> [Brief] Transcribe exactly the span of lines that begins the records and ends with the line holding "Emit a web page", both boundary lines included.

> [Entries supplied]
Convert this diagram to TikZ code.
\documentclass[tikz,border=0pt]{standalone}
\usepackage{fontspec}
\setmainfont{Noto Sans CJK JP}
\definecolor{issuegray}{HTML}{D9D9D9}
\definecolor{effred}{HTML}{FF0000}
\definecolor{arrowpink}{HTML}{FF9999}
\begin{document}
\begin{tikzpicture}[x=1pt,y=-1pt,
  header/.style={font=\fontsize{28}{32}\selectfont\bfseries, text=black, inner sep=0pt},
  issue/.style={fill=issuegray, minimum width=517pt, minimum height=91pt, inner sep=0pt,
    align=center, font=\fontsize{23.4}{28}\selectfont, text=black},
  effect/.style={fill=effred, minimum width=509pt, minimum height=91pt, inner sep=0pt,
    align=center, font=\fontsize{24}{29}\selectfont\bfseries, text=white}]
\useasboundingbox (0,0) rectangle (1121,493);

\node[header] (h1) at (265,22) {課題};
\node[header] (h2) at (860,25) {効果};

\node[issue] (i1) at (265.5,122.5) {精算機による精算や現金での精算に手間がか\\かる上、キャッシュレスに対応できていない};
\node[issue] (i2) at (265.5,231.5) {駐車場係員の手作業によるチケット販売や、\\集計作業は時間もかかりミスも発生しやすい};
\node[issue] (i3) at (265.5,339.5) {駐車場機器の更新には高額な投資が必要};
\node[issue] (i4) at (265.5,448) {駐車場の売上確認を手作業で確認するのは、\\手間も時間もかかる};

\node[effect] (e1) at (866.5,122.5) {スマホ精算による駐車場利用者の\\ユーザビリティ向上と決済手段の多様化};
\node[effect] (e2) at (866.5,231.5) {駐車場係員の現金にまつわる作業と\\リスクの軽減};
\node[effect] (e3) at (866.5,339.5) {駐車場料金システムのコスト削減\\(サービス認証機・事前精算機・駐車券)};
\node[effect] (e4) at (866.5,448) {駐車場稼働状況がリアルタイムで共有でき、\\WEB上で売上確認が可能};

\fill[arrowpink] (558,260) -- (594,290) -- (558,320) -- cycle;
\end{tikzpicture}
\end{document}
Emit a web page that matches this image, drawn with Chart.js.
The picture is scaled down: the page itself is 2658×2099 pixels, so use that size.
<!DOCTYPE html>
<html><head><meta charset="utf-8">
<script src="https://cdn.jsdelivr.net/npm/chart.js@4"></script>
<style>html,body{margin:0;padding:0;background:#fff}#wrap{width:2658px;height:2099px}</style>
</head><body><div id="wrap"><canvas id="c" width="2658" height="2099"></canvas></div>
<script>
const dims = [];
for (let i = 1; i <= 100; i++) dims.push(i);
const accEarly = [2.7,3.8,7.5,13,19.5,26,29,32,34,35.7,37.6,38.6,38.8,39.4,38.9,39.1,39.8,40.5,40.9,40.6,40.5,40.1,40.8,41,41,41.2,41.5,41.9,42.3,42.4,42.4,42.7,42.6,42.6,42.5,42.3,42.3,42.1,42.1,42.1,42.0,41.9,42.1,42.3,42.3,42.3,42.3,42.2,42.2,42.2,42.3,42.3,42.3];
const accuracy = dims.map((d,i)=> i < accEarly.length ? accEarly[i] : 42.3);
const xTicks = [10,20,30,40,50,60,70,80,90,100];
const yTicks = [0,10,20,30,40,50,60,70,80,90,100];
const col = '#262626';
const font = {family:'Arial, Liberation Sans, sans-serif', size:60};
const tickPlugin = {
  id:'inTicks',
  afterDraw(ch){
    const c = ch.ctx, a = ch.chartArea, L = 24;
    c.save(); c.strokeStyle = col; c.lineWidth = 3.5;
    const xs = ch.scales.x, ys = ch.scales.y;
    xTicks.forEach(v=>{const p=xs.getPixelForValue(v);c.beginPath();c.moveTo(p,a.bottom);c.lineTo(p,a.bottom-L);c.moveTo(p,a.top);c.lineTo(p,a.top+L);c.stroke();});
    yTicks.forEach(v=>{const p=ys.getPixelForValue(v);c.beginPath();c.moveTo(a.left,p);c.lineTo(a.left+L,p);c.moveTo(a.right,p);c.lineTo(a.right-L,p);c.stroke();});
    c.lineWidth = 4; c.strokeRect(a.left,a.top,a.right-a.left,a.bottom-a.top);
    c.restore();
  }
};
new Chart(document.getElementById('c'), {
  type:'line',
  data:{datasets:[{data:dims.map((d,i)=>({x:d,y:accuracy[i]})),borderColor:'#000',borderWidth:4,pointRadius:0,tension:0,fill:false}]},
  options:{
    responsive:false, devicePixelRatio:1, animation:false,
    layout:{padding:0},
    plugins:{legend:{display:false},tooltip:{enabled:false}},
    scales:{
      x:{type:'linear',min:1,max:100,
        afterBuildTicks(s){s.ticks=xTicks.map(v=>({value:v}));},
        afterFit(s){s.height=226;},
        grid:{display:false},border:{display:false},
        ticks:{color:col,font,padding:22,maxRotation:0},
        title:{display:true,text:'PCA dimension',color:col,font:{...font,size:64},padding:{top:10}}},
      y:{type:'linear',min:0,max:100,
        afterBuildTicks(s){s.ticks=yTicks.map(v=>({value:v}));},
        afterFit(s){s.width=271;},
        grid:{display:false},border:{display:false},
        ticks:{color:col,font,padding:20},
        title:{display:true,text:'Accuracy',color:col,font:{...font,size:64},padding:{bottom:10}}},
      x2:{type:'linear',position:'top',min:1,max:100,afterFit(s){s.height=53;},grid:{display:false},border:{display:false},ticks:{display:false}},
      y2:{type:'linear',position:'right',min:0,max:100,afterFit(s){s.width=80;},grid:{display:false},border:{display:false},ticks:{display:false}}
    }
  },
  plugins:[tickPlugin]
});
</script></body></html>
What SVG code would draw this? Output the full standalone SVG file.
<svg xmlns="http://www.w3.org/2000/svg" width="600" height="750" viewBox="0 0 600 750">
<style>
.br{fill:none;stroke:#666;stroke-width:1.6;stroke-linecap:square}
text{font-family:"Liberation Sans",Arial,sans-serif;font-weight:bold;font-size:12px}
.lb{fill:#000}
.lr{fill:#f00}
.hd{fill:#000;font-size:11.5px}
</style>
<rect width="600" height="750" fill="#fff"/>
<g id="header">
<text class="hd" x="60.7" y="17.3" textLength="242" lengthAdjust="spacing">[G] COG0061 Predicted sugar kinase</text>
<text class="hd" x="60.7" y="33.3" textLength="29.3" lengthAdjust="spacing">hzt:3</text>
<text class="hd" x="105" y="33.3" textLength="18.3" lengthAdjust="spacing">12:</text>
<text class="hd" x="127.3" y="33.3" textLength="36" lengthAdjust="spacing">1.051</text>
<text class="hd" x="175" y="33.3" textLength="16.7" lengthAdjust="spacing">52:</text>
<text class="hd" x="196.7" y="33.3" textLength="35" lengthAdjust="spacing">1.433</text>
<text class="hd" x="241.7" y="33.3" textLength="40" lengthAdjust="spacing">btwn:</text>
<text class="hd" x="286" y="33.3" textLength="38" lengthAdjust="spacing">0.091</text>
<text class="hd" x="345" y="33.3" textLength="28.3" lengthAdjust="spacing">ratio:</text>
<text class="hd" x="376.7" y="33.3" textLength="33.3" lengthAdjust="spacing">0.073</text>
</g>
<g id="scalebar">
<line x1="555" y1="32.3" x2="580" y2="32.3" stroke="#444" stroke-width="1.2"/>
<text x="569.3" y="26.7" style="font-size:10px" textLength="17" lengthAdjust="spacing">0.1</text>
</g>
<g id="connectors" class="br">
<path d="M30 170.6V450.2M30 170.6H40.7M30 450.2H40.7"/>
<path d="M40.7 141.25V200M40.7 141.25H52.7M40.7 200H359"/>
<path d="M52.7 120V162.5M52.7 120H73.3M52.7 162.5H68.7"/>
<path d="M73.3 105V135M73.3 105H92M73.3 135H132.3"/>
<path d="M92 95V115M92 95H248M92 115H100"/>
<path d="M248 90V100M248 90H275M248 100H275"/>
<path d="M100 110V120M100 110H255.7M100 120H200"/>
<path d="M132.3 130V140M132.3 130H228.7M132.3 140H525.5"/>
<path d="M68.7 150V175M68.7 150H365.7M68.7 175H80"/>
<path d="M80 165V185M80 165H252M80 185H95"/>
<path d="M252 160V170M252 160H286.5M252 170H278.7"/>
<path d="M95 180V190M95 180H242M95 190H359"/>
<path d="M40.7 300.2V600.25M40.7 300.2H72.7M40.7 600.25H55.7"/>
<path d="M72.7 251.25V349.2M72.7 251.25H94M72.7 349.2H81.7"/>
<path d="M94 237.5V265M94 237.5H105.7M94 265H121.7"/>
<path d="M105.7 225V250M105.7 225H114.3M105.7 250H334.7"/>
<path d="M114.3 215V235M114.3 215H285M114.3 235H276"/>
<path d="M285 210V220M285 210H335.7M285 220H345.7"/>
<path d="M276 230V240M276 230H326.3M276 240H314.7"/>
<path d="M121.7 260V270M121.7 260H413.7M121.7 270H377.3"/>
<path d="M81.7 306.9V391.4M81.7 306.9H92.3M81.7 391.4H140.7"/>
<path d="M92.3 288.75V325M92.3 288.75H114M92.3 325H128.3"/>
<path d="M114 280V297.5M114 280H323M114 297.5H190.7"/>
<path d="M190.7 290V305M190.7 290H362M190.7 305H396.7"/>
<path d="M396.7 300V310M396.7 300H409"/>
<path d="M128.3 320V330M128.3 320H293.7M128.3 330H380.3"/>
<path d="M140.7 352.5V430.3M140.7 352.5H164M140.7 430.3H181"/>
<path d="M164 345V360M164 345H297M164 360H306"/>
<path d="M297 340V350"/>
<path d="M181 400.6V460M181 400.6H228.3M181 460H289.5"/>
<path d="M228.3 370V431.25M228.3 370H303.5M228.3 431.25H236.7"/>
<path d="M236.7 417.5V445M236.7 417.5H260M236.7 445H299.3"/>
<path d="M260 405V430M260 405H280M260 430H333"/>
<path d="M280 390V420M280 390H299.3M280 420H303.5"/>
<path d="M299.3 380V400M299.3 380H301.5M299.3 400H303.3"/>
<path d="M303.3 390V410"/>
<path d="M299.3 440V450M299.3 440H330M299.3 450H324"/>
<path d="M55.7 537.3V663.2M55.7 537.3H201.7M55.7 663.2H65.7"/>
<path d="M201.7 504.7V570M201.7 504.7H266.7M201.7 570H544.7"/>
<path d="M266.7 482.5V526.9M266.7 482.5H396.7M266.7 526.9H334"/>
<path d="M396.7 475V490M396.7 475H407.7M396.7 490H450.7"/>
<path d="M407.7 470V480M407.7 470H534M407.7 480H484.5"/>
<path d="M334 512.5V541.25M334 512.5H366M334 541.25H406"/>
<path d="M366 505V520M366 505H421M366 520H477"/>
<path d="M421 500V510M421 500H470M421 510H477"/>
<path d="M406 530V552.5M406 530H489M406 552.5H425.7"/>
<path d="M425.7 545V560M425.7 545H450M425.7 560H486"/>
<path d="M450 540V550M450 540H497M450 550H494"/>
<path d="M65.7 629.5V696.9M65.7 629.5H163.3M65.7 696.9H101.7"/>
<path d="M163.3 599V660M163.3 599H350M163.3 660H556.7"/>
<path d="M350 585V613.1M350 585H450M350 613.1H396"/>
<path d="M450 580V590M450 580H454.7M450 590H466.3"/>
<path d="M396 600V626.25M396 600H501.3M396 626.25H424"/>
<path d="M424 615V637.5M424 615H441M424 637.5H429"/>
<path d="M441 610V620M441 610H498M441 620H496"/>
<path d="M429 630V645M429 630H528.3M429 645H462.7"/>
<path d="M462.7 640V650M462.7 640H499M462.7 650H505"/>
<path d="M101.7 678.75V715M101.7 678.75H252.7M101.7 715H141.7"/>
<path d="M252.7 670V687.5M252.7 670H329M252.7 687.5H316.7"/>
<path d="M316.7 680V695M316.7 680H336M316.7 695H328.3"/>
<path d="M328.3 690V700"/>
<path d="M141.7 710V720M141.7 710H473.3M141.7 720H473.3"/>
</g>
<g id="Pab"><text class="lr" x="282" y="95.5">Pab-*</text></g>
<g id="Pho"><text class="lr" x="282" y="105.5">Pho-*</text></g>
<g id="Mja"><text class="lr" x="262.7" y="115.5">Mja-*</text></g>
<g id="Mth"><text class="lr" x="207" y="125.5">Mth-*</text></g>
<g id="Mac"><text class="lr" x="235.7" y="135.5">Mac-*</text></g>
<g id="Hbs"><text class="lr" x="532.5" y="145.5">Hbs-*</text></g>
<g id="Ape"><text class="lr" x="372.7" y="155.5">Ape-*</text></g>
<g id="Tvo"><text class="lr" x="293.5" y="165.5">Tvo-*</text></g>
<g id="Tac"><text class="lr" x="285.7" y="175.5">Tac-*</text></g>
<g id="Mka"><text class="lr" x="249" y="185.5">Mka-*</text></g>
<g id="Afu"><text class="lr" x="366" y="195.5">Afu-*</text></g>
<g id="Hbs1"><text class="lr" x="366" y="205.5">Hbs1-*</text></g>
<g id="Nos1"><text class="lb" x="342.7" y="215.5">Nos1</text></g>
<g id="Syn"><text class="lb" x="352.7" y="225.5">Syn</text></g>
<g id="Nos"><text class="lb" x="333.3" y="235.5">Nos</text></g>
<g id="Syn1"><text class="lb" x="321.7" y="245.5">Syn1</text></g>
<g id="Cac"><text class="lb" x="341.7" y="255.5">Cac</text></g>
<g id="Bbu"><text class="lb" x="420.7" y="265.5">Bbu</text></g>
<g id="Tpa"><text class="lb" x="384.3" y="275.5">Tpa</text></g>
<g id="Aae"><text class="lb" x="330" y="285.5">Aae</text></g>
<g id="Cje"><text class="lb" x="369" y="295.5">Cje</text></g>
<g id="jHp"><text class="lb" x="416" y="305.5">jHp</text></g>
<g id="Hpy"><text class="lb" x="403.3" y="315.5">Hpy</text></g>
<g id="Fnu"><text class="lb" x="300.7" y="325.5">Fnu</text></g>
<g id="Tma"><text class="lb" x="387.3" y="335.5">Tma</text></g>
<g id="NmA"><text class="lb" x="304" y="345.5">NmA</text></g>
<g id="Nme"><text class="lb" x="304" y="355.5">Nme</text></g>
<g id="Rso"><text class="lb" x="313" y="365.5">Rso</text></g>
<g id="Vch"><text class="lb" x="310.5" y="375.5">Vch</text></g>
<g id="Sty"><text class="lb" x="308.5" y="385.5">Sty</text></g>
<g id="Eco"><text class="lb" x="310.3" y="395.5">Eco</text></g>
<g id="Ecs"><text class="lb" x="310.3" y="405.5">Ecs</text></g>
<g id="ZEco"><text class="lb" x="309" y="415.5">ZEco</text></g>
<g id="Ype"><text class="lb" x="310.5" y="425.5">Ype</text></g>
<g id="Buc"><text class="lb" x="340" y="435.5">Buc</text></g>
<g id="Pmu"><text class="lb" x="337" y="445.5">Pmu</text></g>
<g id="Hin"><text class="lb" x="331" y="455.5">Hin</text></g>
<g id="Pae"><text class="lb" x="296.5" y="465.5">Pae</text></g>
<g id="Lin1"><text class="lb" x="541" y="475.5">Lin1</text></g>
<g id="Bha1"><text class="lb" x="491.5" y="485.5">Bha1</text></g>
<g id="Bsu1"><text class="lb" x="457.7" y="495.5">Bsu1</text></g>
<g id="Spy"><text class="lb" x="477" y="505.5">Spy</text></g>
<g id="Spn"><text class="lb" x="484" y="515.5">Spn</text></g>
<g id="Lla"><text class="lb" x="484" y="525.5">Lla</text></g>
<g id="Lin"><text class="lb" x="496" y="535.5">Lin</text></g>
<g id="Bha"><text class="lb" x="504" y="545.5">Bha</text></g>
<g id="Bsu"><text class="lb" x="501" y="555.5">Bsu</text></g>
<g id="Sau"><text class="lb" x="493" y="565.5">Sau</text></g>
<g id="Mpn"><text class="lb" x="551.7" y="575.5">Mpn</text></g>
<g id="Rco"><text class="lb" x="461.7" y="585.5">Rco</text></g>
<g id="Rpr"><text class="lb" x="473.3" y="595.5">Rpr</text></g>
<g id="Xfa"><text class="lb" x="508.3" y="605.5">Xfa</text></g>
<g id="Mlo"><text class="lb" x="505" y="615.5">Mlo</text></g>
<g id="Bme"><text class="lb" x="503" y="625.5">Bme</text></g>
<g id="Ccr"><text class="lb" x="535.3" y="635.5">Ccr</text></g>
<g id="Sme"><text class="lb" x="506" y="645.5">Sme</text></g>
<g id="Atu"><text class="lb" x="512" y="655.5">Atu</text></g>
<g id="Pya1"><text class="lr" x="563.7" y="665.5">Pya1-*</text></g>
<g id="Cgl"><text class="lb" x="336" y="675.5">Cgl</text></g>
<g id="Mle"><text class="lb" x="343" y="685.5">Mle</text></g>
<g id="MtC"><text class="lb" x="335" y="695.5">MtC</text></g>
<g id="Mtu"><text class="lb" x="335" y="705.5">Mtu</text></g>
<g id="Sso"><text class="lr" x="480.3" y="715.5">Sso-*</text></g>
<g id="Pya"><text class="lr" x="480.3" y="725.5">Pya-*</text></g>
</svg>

> [Complete response]
Convert this diagram to TikZ code.
\documentclass[tikz,border=0pt]{standalone}
\usepackage{fontspec}
\setmainfont{Noto Sans CJK JP}
\definecolor{issuegray}{HTML}{D9D9D9}
\definecolor{effred}{HTML}{FF0000}
\definecolor{arrowpink}{HTML}{FF9999}
\begin{document}
\begin{tikzpicture}[x=1pt,y=-1pt,
  header/.style={font=\fontsize{28}{32}\selectfont\bfseries, text=black, inner sep=0pt},
  issue/.style={fill=issuegray, minimum width=517pt, minimum height=91pt, inner sep=0pt,
    align=center, font=\fontsize{23.4}{28}\selectfont, text=black},
  effect/.style={fill=effred, minimum width=509pt, minimum height=91pt, inner sep=0pt,
    align=center, font=\fontsize{24}{29}\selectfont\bfseries, text=white}]
\useasboundingbox (0,0) rectangle (1121,493);

\node[header] (h1) at (265,22) {課題};
\node[header] (h2) at (860,25) {効果};

\node[issue] (i1) at (265.5,122.5) {精算機による精算や現金での精算に手間がか\\かる上、キャッシュレスに対応できていない};
\node[issue] (i2) at (265.5,231.5) {駐車場係員の手作業によるチケット販売や、\\集計作業は時間もかかりミスも発生しやすい};
\node[issue] (i3) at (265.5,339.5) {駐車場機器の更新には高額な投資が必要};
\node[issue] (i4) at (265.5,448) {駐車場の売上確認を手作業で確認するのは、\\手間も時間もかかる};

\node[effect] (e1) at (866.5,122.5) {スマホ精算による駐車場利用者の\\ユーザビリティ向上と決済手段の多様化};
\node[effect] (e2) at (866.5,231.5) {駐車場係員の現金にまつわる作業と\\リスクの軽減};
\node[effect] (e3) at (866.5,339.5) {駐車場料金システムのコスト削減\\(サービス認証機・事前精算機・駐車券)};
\node[effect] (e4) at (866.5,448) {駐車場稼働状況がリアルタイムで共有でき、\\WEB上で売上確認が可能};

\fill[arrowpink] (558,260) -- (594,290) -- (558,320) -- cycle;
\end{tikzpicture}
\end{document}
Emit a web page that matches this image, drawn with Chart.js.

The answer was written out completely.